> _TASK_:
Reproduce each line of the material exactly, minus any picture.

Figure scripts
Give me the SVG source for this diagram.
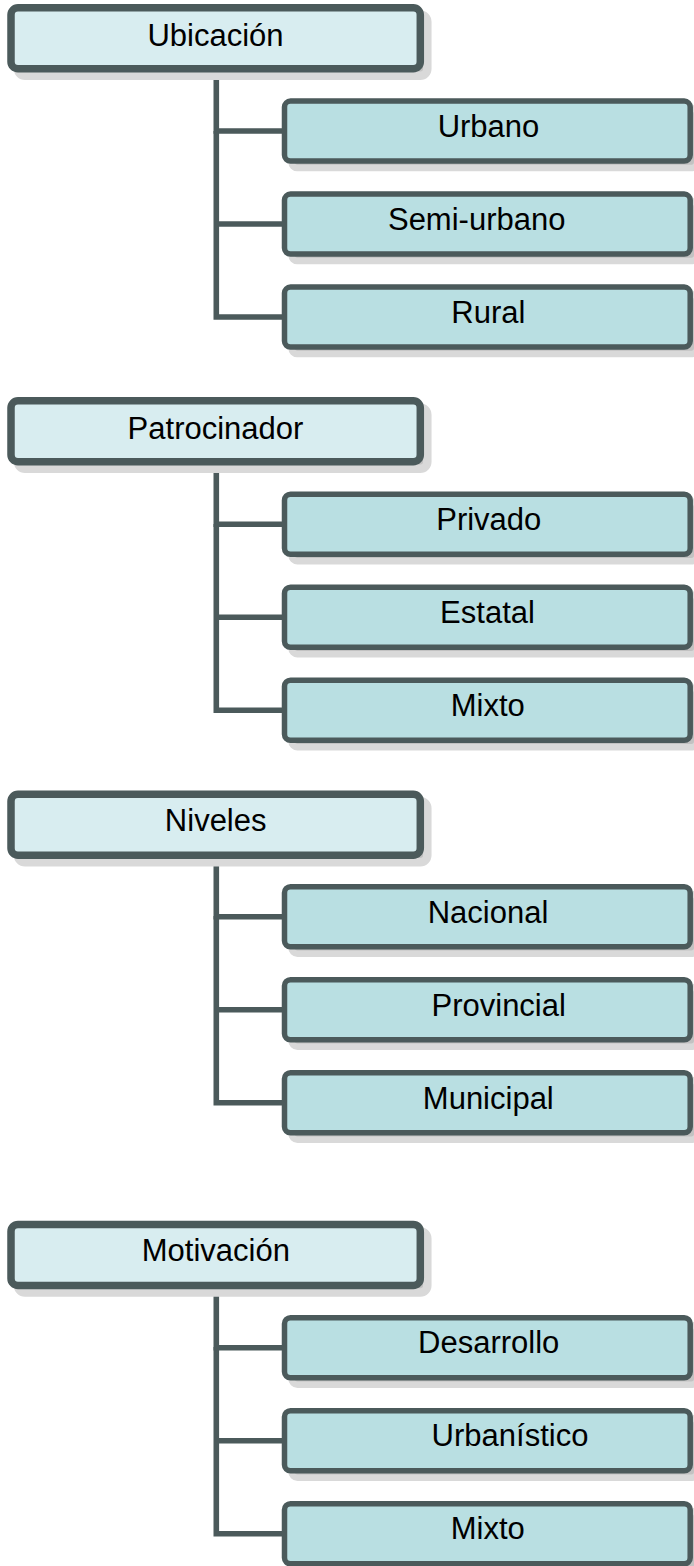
<svg xmlns="http://www.w3.org/2000/svg" width="694" height="1566" viewBox="0 0 694 1566">
<defs>
<style>
.psh{fill:#c2c2c2;stroke:#d9d9d9;stroke-width:8.5}
.csh{fill:#c2c2c2;stroke:#d9d9d9;stroke-width:6.5}
.par{fill:#d8edf0;stroke:#4b5a5b;stroke-width:7.5}
.chi{fill:#b9dfe2;stroke:#4b5a5b;stroke-width:5.5}
.conn{fill:none;stroke:#4b5a5b;stroke-width:5.6;stroke-linejoin:miter;stroke-linecap:butt}
text{font-family:"Liberation Sans",Arial,sans-serif;font-size:31px;fill:#000;text-anchor:middle}
</style>
</defs>
<rect width="694" height="1566" fill="#ffffff"/>

<g id="connectors">
<path class="conn" d="M216.3 72 V131 H284"/>
<path class="conn" d="M216.3 224 H284"/>
<path class="conn" d="M216.3 131 V317 H284"/>
<path class="conn" d="M216.3 465 V524.2 H284"/>
<path class="conn" d="M216.3 617.2 H284"/>
<path class="conn" d="M216.3 524 V710.2 H284"/>
<path class="conn" d="M216.3 858 V916.7 H284"/>
<path class="conn" d="M216.3 1009.7 H284"/>
<path class="conn" d="M216.3 916 V1102.7 H284"/>
<path class="conn" d="M216.3 1288 V1347.7 H284"/>
<path class="conn" d="M216.3 1440.7 H284"/>
<path class="conn" d="M216.3 1347 V1533.7 H284"/>
</g>

<!-- Section 1 -->
<g id="ubicacion">
<rect class="psh" x="18" y="14.75" width="409.3" height="61" rx="7"/>
<rect class="par" x="11" y="7.75" width="409.3" height="61" rx="7"/>
<text x="215.5" y="45.7">Ubicación</text>
</g>
<g id="urbano">
<rect class="csh" x="291.5" y="108.1" width="405.7" height="60" rx="6"/>
<rect class="chi" x="284.5" y="101.1" width="405.7" height="60" rx="6"/>
<text x="488.5" y="136.7">Urbano</text>
</g>
<g id="semi-urbano">
<rect class="csh" x="291.5" y="201.1" width="405.7" height="60" rx="6"/>
<rect class="chi" x="284.5" y="194.1" width="405.7" height="60" rx="6"/>
<text x="476.7" y="229.7">Semi-urbano</text>
</g>
<g id="rural">
<rect class="csh" x="291.5" y="294.1" width="405.7" height="60" rx="6"/>
<rect class="chi" x="284.5" y="287.1" width="405.7" height="60" rx="6"/>
<text x="488.3" y="322.7">Rural</text>
</g>

<!-- Section 2 -->
<g id="patrocinador">
<rect class="psh" x="18" y="407.75" width="409.3" height="61" rx="7"/>
<rect class="par" x="11" y="400.75" width="409.3" height="61" rx="7"/>
<text x="215.5" y="439">Patrocinador</text>
</g>
<g id="privado">
<rect class="csh" x="291.5" y="501.3" width="405.7" height="60" rx="6"/>
<rect class="chi" x="284.5" y="494.3" width="405.7" height="60" rx="6"/>
<text x="488.8" y="529.5">Privado</text>
</g>
<g id="estatal">
<rect class="csh" x="291.5" y="594.3" width="405.7" height="60" rx="6"/>
<rect class="chi" x="284.5" y="587.3" width="405.7" height="60" rx="6"/>
<text x="487.5" y="622.5">Estatal</text>
</g>
<g id="mixto-1">
<rect class="csh" x="291.5" y="687.3" width="405.7" height="60" rx="6"/>
<rect class="chi" x="284.5" y="680.3" width="405.7" height="60" rx="6"/>
<text x="487.8" y="715.5">Mixto</text>
</g>

<!-- Section 3 -->
<g id="niveles">
<rect class="psh" x="18" y="801.25" width="409.3" height="61" rx="7"/>
<rect class="par" x="11" y="794.25" width="409.3" height="61" rx="7"/>
<text x="215.7" y="831">Niveles</text>
</g>
<g id="nacional">
<rect class="csh" x="291.5" y="893.8" width="405.7" height="60" rx="6"/>
<rect class="chi" x="284.5" y="886.8" width="405.7" height="60" rx="6"/>
<text x="488" y="922.5">Nacional</text>
</g>
<g id="provincial">
<rect class="csh" x="291.5" y="986.8" width="405.7" height="60" rx="6"/>
<rect class="chi" x="284.5" y="979.8" width="405.7" height="60" rx="6"/>
<text x="498.7" y="1015.5">Provincial</text>
</g>
<g id="municipal">
<rect class="csh" x="291.5" y="1079.8" width="405.7" height="60" rx="6"/>
<rect class="chi" x="284.5" y="1072.8" width="405.7" height="60" rx="6"/>
<text x="488.3" y="1108.5">Municipal</text>
</g>

<!-- Section 4 -->
<g id="motivacion">
<rect class="psh" x="18" y="1231.45" width="409.3" height="61" rx="7"/>
<rect class="par" x="11" y="1224.45" width="409.3" height="61" rx="7"/>
<text x="215.8" y="1261.2">Motivación</text>
</g>
<g id="desarrollo">
<rect class="csh" x="291.5" y="1324.8" width="405.7" height="60" rx="6"/>
<rect class="chi" x="284.5" y="1317.8" width="405.7" height="60" rx="6"/>
<text x="488.7" y="1353.3">Desarrollo</text>
</g>
<g id="urbanistico">
<rect class="csh" x="291.5" y="1417.8" width="405.7" height="60" rx="6"/>
<rect class="chi" x="284.5" y="1410.8" width="405.7" height="60" rx="6"/>
<text x="510" y="1446.3">Urbanístico</text>
</g>
<g id="mixto-2">
<rect class="csh" x="291.5" y="1510.8" width="405.7" height="60" rx="6"/>
<rect class="chi" x="284.5" y="1503.8" width="405.7" height="60" rx="6"/>
<text x="487.8" y="1539.3">Mixto</text>
</g>
</svg>
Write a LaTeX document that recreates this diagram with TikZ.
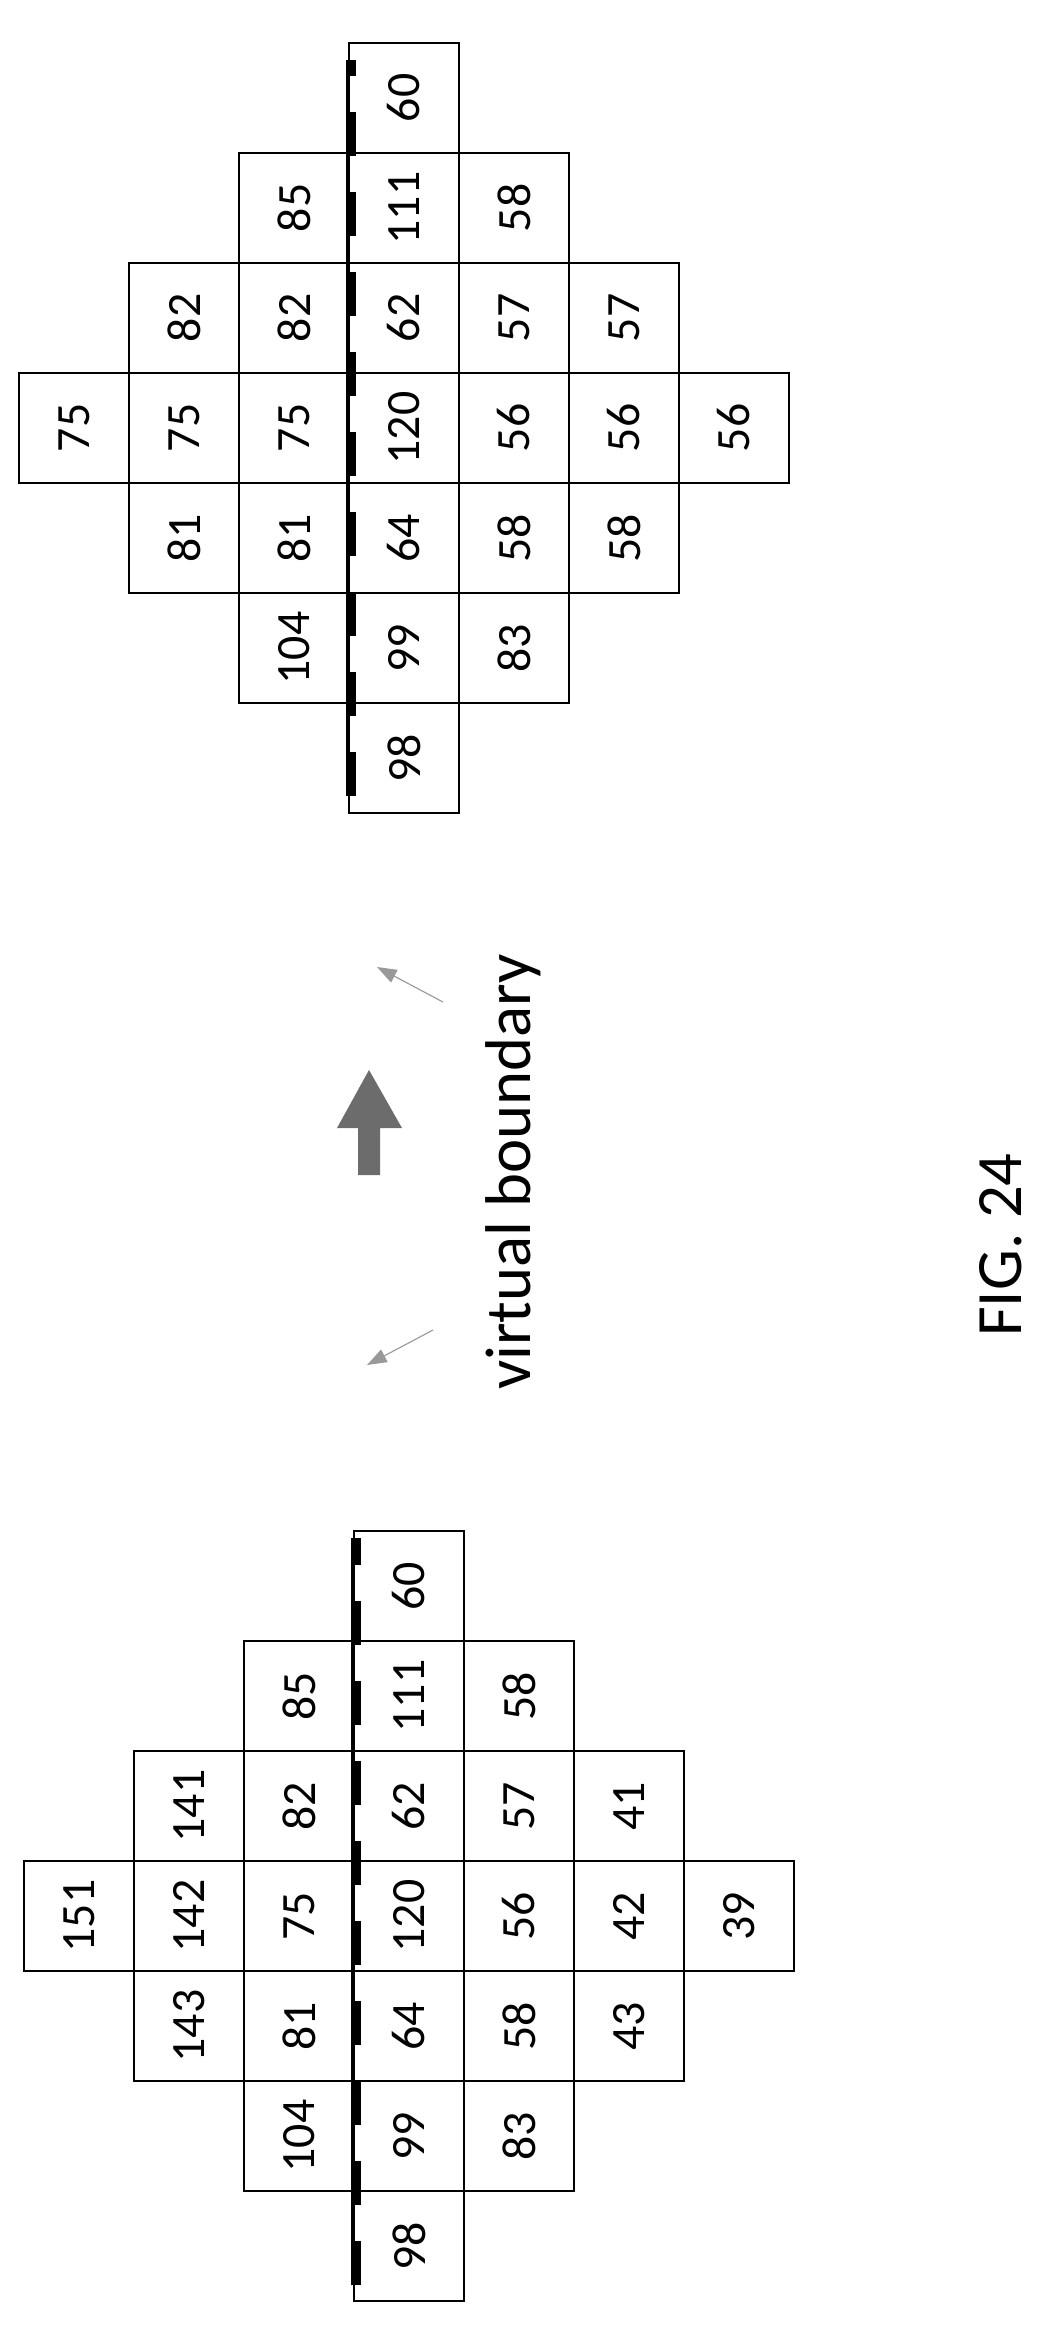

> _FINAL RESULT_:
Give me the SVG source for this diagram.
<svg xmlns="http://www.w3.org/2000/svg" width="694" height="1566" viewBox="0 0 694 1566">
<defs>
<style>
.psh{fill:#c2c2c2;stroke:#d9d9d9;stroke-width:8.5}
.csh{fill:#c2c2c2;stroke:#d9d9d9;stroke-width:6.5}
.par{fill:#d8edf0;stroke:#4b5a5b;stroke-width:7.5}
.chi{fill:#b9dfe2;stroke:#4b5a5b;stroke-width:5.5}
.conn{fill:none;stroke:#4b5a5b;stroke-width:5.6;stroke-linejoin:miter;stroke-linecap:butt}
text{font-family:"Liberation Sans",Arial,sans-serif;font-size:31px;fill:#000;text-anchor:middle}
</style>
</defs>
<rect width="694" height="1566" fill="#ffffff"/>

<g id="connectors">
<path class="conn" d="M216.3 72 V131 H284"/>
<path class="conn" d="M216.3 224 H284"/>
<path class="conn" d="M216.3 131 V317 H284"/>
<path class="conn" d="M216.3 465 V524.2 H284"/>
<path class="conn" d="M216.3 617.2 H284"/>
<path class="conn" d="M216.3 524 V710.2 H284"/>
<path class="conn" d="M216.3 858 V916.7 H284"/>
<path class="conn" d="M216.3 1009.7 H284"/>
<path class="conn" d="M216.3 916 V1102.7 H284"/>
<path class="conn" d="M216.3 1288 V1347.7 H284"/>
<path class="conn" d="M216.3 1440.7 H284"/>
<path class="conn" d="M216.3 1347 V1533.7 H284"/>
</g>

<!-- Section 1 -->
<g id="ubicacion">
<rect class="psh" x="18" y="14.75" width="409.3" height="61" rx="7"/>
<rect class="par" x="11" y="7.75" width="409.3" height="61" rx="7"/>
<text x="215.5" y="45.7">Ubicación</text>
</g>
<g id="urbano">
<rect class="csh" x="291.5" y="108.1" width="405.7" height="60" rx="6"/>
<rect class="chi" x="284.5" y="101.1" width="405.7" height="60" rx="6"/>
<text x="488.5" y="136.7">Urbano</text>
</g>
<g id="semi-urbano">
<rect class="csh" x="291.5" y="201.1" width="405.7" height="60" rx="6"/>
<rect class="chi" x="284.5" y="194.1" width="405.7" height="60" rx="6"/>
<text x="476.7" y="229.7">Semi-urbano</text>
</g>
<g id="rural">
<rect class="csh" x="291.5" y="294.1" width="405.7" height="60" rx="6"/>
<rect class="chi" x="284.5" y="287.1" width="405.7" height="60" rx="6"/>
<text x="488.3" y="322.7">Rural</text>
</g>

<!-- Section 2 -->
<g id="patrocinador">
<rect class="psh" x="18" y="407.75" width="409.3" height="61" rx="7"/>
<rect class="par" x="11" y="400.75" width="409.3" height="61" rx="7"/>
<text x="215.5" y="439">Patrocinador</text>
</g>
<g id="privado">
<rect class="csh" x="291.5" y="501.3" width="405.7" height="60" rx="6"/>
<rect class="chi" x="284.5" y="494.3" width="405.7" height="60" rx="6"/>
<text x="488.8" y="529.5">Privado</text>
</g>
<g id="estatal">
<rect class="csh" x="291.5" y="594.3" width="405.7" height="60" rx="6"/>
<rect class="chi" x="284.5" y="587.3" width="405.7" height="60" rx="6"/>
<text x="487.5" y="622.5">Estatal</text>
</g>
<g id="mixto-1">
<rect class="csh" x="291.5" y="687.3" width="405.7" height="60" rx="6"/>
<rect class="chi" x="284.5" y="680.3" width="405.7" height="60" rx="6"/>
<text x="487.8" y="715.5">Mixto</text>
</g>

<!-- Section 3 -->
<g id="niveles">
<rect class="psh" x="18" y="801.25" width="409.3" height="61" rx="7"/>
<rect class="par" x="11" y="794.25" width="409.3" height="61" rx="7"/>
<text x="215.7" y="831">Niveles</text>
</g>
<g id="nacional">
<rect class="csh" x="291.5" y="893.8" width="405.7" height="60" rx="6"/>
<rect class="chi" x="284.5" y="886.8" width="405.7" height="60" rx="6"/>
<text x="488" y="922.5">Nacional</text>
</g>
<g id="provincial">
<rect class="csh" x="291.5" y="986.8" width="405.7" height="60" rx="6"/>
<rect class="chi" x="284.5" y="979.8" width="405.7" height="60" rx="6"/>
<text x="498.7" y="1015.5">Provincial</text>
</g>
<g id="municipal">
<rect class="csh" x="291.5" y="1079.8" width="405.7" height="60" rx="6"/>
<rect class="chi" x="284.5" y="1072.8" width="405.7" height="60" rx="6"/>
<text x="488.3" y="1108.5">Municipal</text>
</g>

<!-- Section 4 -->
<g id="motivacion">
<rect class="psh" x="18" y="1231.45" width="409.3" height="61" rx="7"/>
<rect class="par" x="11" y="1224.45" width="409.3" height="61" rx="7"/>
<text x="215.8" y="1261.2">Motivación</text>
</g>
<g id="desarrollo">
<rect class="csh" x="291.5" y="1324.8" width="405.7" height="60" rx="6"/>
<rect class="chi" x="284.5" y="1317.8" width="405.7" height="60" rx="6"/>
<text x="488.7" y="1353.3">Desarrollo</text>
</g>
<g id="urbanistico">
<rect class="csh" x="291.5" y="1417.8" width="405.7" height="60" rx="6"/>
<rect class="chi" x="284.5" y="1410.8" width="405.7" height="60" rx="6"/>
<text x="510" y="1446.3">Urbanístico</text>
</g>
<g id="mixto-2">
<rect class="csh" x="291.5" y="1510.8" width="405.7" height="60" rx="6"/>
<rect class="chi" x="284.5" y="1503.8" width="405.7" height="60" rx="6"/>
<text x="487.8" y="1539.3">Mixto</text>
</g>
</svg>
Write a LaTeX document that recreates this diagram with TikZ.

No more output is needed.